29 Jun 2025 9 minute read
Elin Gruffydd

Imogen Davies 

Sweet Melancholy
an odyssey from Enlli to Hydra
trwy lanw, trai a chwedlau

‘Sweet Melancholy’ combines Elin Gruffydd’s evocative film photography with the words of the Welsh artist Brenda Chamberlain in a visual exploration of Ynys Enlli (Bardsey Island) and the Greek island Hydra.

Brenda Chamberlain was a Welsh artist, poet and writer, born in Bangor in 1912. She trained as a painter at the Royal Academy Schools in London in 1931, winning the first two Gold Medals awarded by the National Eisteddfod of Wales in the Fine Art category, for her paintings ‘Girl with a Siamese Cat’ (1951) and ‘The Cristin Children’ (1953). She lived on Ynys Enlli from 1947 to 1962, writing a memoir of her life there, ‘Tide-Race’ (1962), before becoming an expatriate on the island of Hydra, Greece, from 1962 to 1967, where she was inspired to write ‘A Rope of Vines: Journal from a Greek Island’ (1965). Four years after returning to Bangor, she died, aged 59.

Each photograph in ‘Sweet Melancholy’ is thoughtfully paired with a quote taken from Chamberlain written work ‘Tide Race’ or ‘A Rope of Vines’, as each frame opens up a space in which Chamberlain words float, drift and slowly sink into the depth of the reader’s imagination of the precise moment Gruffydd skilfully captures through her lens.

What compelled you to create this book, combining Chamberlain’s words and your photographs?

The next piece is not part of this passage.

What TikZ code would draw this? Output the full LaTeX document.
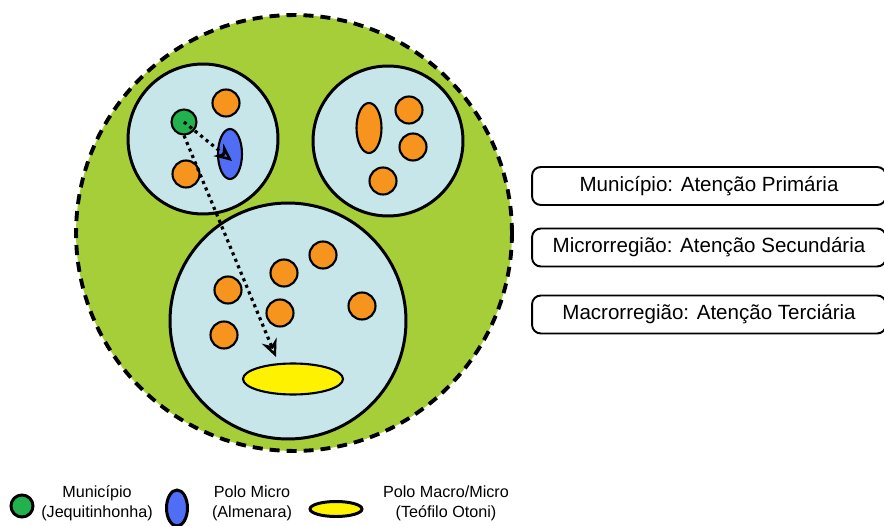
\documentclass[tikz,border=0pt]{standalone}
\usepackage{fontspec}
\setmainfont{Liberation Sans}
\usepackage{xcolor}
\usetikzlibrary{arrows.meta, positioning, shapes.geometric}
\definecolor{macrogreen}{RGB}{166,206,57}
\definecolor{microblue}{RGB}{199,230,234}
\definecolor{munorange}{RGB}{247,148,29}
\definecolor{mungreen}{RGB}{34,177,76}
\definecolor{poloblue}{RGB}{79,109,245}
\definecolor{poloyellow}{RGB}{255,242,0}

\begin{document}
\begin{tikzpicture}[x=0.02cm, y=-0.02cm,
    region/.style={circle, draw, line width=1.7pt, fill=microblue, inner sep=0pt},
    mun/.style={circle, draw, line width=1.2pt, fill=munorange, minimum size=0.54cm, inner sep=0pt},
    polo/.style={ellipse, draw, line width=1.2pt, inner sep=0pt},
    levelbox/.style={draw, rounded corners=5pt, line width=1.1pt, minimum width=7.08cm, minimum height=0.76cm, font=\fontsize{11.7}{14}\selectfont},
    legtext/.style={align=center, font=\fontsize{9.2}{11.3}\selectfont},
    flow/.style={line width=1.8pt, dash pattern=on 1.8pt off 2.2pt, -{Stealth[open, length=10pt, width=9pt, line width=1.4pt]}}]
  \useasboundingbox (0,0) rectangle (884,526);
  % Macrorregiao (dashed outline)
  \node[circle, draw, fill=macrogreen, line width=2.2pt, dash pattern=on 0.2cm off 0.14cm, minimum size=8.72cm]
    (macro) at (294,233) {};
  % Microrregioes
  \node[region, minimum size=3.0cm]  (micro1) at (203,139) {};
  \node[region, minimum size=3.0cm]  (micro2) at (388,141) {};
  \node[region, minimum size=4.72cm] (micro3) at (288,321) {};
  % Microrregiao 1
  \node[mun, fill=mungreen, minimum size=0.5cm] (jeq) at (184,122) {};
  \node[mun] (m11) at (226,103) {};
  \node[mun] (m12) at (186,174) {};
  \node[polo, fill=poloblue, minimum width=0.48cm, minimum height=1.0cm] (alm) at (230,154) {};
  % Microrregiao 2
  \node[polo, fill=munorange, minimum width=0.5cm, minimum height=1.0cm] (p2) at (369,128) {};
  \node[mun] (m21) at (409,110) {};
  \node[mun] (m22) at (413,147) {};
  \node[mun] (m23) at (383,181) {};
  % Microrregiao 3 (Polo Macro/Micro)
  \node[mun] (m31) at (323,255) {};
  \node[mun] (m32) at (284,273) {};
  \node[mun] (m33) at (228,290) {};
  \node[mun] (m34) at (362,306) {};
  \node[mun] (m35) at (280,313) {};
  \node[mun] (m36) at (224,335) {};
  \node[polo, fill=poloyellow, minimum width=2.0cm, minimum height=0.62cm] (teo) at (293,379) {};
  % Fluxos
  \coordinate (almtip) at (232,161);
  \coordinate (teotip) at (276,357);
  \draw[flow] (jeq.center) -- (almtip);
  \draw[flow] (jeq.south) -- (teotip);
  % Niveis de atencao
  \node[levelbox] (b1) at (709,186)   {Município: Atenção Primária};
  \node[levelbox] (b2) at (709,247.5) {Microrregião: Atenção Secundária};
  \node[levelbox] (b3) at (709,314.5) {Macrorregião: Atenção Terciária};
  % Legenda
  \node[circle, draw, line width=1.7pt, fill=mungreen, minimum size=0.44cm, inner sep=0pt] (lg1) at (22,506) {};
  \node[legtext] (lt1) at (97,503) {Município\\(Jequitinhonha)};
  \node[ellipse, draw, line width=1.7pt, fill=poloblue, minimum width=0.42cm, minimum height=0.72cm, inner sep=0pt] (lg2) at (177,508) {};
  \node[legtext] (lt2) at (252,503) {Polo Micro\\(Almenara)};
  \node[ellipse, draw, line width=1.7pt, fill=poloyellow, minimum width=1.04cm, minimum height=0.3cm, inner sep=0pt] (lg3) at (336,509) {};
  \node[legtext] (lt3) at (446,503) {Polo Macro/Micro\\(Teófilo Otoni)};
\end{tikzpicture}
\end{document}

I first became acquainted with Brenda Chamberlain’s work while living on Ynys Enlli during the spring and summer of 2021 and 2022. Brenda; an artist, author and poet, had lived on the island from 1947 to 1961, and her presence was still palpable, with some of her murals still visible on the walls of Carreg Fawr, the house where she once lived.

After leaving Enlli, I began reading her work and was drawn into her world. I was particularly fascinated by her journey from Enlli to the Greek island of Hydra. During my own time on Enlli, I was immersed in a BA in Classical Studies, my thoughts full of ancient Greece and its mythology.

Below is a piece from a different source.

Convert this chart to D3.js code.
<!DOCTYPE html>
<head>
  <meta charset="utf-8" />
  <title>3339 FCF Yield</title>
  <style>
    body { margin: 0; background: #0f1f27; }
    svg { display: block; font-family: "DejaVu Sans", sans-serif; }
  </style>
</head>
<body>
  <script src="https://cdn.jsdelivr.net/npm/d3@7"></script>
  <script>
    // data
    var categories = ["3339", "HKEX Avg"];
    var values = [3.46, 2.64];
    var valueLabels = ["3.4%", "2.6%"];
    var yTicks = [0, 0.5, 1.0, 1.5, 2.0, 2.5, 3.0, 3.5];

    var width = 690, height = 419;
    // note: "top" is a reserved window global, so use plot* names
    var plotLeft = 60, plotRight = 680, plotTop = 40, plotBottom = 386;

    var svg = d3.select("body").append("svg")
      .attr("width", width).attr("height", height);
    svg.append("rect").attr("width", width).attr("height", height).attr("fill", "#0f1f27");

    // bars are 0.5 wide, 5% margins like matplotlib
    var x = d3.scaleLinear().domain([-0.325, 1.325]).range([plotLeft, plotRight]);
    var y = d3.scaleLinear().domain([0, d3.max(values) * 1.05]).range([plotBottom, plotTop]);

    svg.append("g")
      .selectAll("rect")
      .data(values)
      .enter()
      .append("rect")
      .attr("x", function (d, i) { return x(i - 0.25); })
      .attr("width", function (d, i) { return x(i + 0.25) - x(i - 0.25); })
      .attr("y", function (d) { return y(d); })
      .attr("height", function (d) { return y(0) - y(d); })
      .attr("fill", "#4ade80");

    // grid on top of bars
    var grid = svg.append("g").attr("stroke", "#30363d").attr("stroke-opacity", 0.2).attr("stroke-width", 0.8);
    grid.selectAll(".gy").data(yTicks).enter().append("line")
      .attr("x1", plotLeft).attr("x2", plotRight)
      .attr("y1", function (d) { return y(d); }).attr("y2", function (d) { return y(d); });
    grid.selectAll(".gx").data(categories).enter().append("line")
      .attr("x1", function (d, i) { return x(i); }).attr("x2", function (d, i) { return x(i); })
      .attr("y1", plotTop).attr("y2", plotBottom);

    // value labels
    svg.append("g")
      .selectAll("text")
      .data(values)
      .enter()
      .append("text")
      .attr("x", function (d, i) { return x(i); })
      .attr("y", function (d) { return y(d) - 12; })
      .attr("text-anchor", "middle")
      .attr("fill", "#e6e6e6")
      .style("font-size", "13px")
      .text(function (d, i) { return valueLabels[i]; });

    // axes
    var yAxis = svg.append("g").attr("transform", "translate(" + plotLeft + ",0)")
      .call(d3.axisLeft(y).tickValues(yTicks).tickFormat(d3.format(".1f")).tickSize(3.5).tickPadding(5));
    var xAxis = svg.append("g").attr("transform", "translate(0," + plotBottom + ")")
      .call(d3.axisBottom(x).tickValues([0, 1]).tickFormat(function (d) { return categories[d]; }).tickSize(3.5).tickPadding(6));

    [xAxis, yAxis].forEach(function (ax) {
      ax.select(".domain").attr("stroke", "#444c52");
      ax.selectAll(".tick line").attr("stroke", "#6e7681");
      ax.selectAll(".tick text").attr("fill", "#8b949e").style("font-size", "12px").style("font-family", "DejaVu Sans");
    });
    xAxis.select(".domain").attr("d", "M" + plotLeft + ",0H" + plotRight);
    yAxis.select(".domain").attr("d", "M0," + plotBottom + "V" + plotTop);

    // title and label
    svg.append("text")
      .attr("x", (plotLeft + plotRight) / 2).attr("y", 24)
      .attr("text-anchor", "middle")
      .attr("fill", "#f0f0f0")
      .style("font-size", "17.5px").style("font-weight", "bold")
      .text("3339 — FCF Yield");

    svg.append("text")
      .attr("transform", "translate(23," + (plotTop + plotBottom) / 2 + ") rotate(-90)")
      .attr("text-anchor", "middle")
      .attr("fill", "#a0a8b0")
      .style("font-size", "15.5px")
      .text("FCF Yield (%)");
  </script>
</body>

The more I read about Brenda, the more I felt a connection forming, as though invisible threads were
weaving our lives and paths together.

I was inspired to explore those connections further. I began to imagine a creative project that would intertwine my own photography with her words, a visual exploration of Enlli and Hydra, shaped by shared landscapes, ideas, and artistic sensibilities.

How and why did you get into photography? Has being from Wales, Pen Llŷn, influenced your choice of art form or photography style?

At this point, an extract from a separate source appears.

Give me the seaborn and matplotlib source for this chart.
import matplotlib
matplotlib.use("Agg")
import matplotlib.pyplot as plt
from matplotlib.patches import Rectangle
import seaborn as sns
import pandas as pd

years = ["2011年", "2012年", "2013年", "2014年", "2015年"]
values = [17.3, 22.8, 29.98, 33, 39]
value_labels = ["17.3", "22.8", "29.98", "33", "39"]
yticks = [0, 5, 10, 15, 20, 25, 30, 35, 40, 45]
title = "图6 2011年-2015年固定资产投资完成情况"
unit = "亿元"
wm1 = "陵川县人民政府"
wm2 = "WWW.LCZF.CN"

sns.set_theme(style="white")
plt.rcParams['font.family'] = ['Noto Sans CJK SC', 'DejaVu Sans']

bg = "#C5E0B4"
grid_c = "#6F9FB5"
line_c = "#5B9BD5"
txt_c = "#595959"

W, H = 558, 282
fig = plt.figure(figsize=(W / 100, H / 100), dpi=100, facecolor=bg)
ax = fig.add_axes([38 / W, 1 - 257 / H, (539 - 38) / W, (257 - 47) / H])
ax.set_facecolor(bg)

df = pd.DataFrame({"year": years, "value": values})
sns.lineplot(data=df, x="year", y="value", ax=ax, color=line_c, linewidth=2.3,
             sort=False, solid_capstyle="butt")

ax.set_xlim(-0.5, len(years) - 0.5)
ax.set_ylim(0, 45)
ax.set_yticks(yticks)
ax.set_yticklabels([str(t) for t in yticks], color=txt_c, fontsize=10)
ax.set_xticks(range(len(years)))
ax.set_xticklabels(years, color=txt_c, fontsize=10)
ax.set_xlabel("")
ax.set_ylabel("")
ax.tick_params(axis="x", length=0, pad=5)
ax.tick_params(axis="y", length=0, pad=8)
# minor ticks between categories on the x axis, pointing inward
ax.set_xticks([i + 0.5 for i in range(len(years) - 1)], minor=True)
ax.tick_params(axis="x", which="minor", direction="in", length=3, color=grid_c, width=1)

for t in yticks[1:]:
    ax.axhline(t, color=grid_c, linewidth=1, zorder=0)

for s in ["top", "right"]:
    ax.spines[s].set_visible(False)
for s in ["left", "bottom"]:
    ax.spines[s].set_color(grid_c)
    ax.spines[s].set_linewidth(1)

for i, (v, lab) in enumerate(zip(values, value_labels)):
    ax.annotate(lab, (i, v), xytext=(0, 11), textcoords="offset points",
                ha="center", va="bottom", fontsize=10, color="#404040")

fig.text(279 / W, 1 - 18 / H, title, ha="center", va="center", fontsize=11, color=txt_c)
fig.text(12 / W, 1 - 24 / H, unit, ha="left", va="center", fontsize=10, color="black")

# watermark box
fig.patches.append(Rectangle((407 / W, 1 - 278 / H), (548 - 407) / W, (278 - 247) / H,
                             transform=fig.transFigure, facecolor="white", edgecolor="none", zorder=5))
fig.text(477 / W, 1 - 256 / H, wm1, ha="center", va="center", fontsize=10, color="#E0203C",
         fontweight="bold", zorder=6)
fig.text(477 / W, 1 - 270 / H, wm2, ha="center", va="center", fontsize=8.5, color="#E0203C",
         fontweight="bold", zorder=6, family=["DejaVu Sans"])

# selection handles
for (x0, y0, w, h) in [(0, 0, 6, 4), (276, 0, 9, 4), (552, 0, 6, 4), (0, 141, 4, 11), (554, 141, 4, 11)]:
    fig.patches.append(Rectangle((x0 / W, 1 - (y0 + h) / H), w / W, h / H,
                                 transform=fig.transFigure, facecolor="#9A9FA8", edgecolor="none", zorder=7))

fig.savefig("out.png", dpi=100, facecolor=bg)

When I first got into photography, I used a digital camera. I enjoyed taking photos, but the excitement often ended there, I never had the motivation to sift through the hundreds of images I’d captured.

During the first lockdown, on a bit of a whim, I bought a film camera and instantly fell in love with the process. The limitation of just 36 exposures per roll completely changed how I approached photography. It made the experience more intentional, encouraging me to slow down and carefully consider each shot before pressing the shutter.

Growing up in Pen Llŷn has also played a big role in shaping my style. Most of my work is done outdoors, surrounded by nature, and with its rugged, breathtaking coastline, Pen Llŷn provides the perfect backdrop for that kind of photography.

You quote Lewis Hine, “If I could tell the story in words, I wouldn’t need to lug a camera”, but do you think a camera can capture that words can’t?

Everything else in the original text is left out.